My mother begged me to call him and she tried to convince me that he couldn’t control his addiction. She told me that I didn’t understand what he was going through and how much pain he was suffering through. How ironic was it that she was telling me that I didn’t understand his pain? I knew pain. I knew nightmares about discovering my father’s secret stash of drugs. They woke me in the middle of the night and I would take a freezing cold shower until my skin was numb and it was impossible for me to feel anything. I knew how it felt to be betrayed by the man whom I had trusted for so long, and I knew how it felt to be second choice to a chemical that was nothing but terror.

Pain no longer existed. Anger no longer existed. It had fled to the corners of my soul and now sadness was the only emotion with enough courage to exist inside of me. I loved sleep because it was like dying. I didn’t like the nightmares I got, though, and eventually I couldn’t decide if I liked sleep anymore. My mother no longer spoke to my father, except when he called to ask if I would talk to him. I denied every time he called, even though he begged my mother to give me the phone.

Months later he was released from rehab and I didn’t trust him. He loved cocaine more than he loved anything else, and because of that I wanted nothing to do with him. A few more months passed and eventually I met him for breakfast. He told me he was sorry and started to cry, explaining how he wished this had never happened and how if he could take back everything he did to us, he would.

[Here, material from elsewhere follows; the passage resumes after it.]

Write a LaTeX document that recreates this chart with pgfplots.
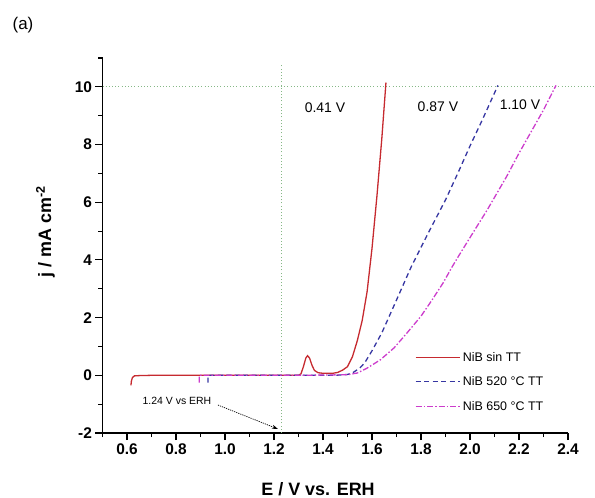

I’m still working on forgiving him and I understand that he is a slave to the feeling that cocaine gives him. I try not to think about how neither my mother nor I could make him as happy as sniffing a white powder was able to. My parents’ marriage went from a beautiful disaster to a beautiful waste, and sometimes I wonder if I might have been the one who tripped over the microscopic string that held it together.


The author's comments:
I wanted to do this piece because I realize there are teenagers out there who are going through tough situations with their family, etc. I want people to understand that not everyone comes from a perfect family, and that there are things in life that enslave us and take away our soul. These things have no mercy and they affect the people you care most about, even if you had no intention to hurt them at all.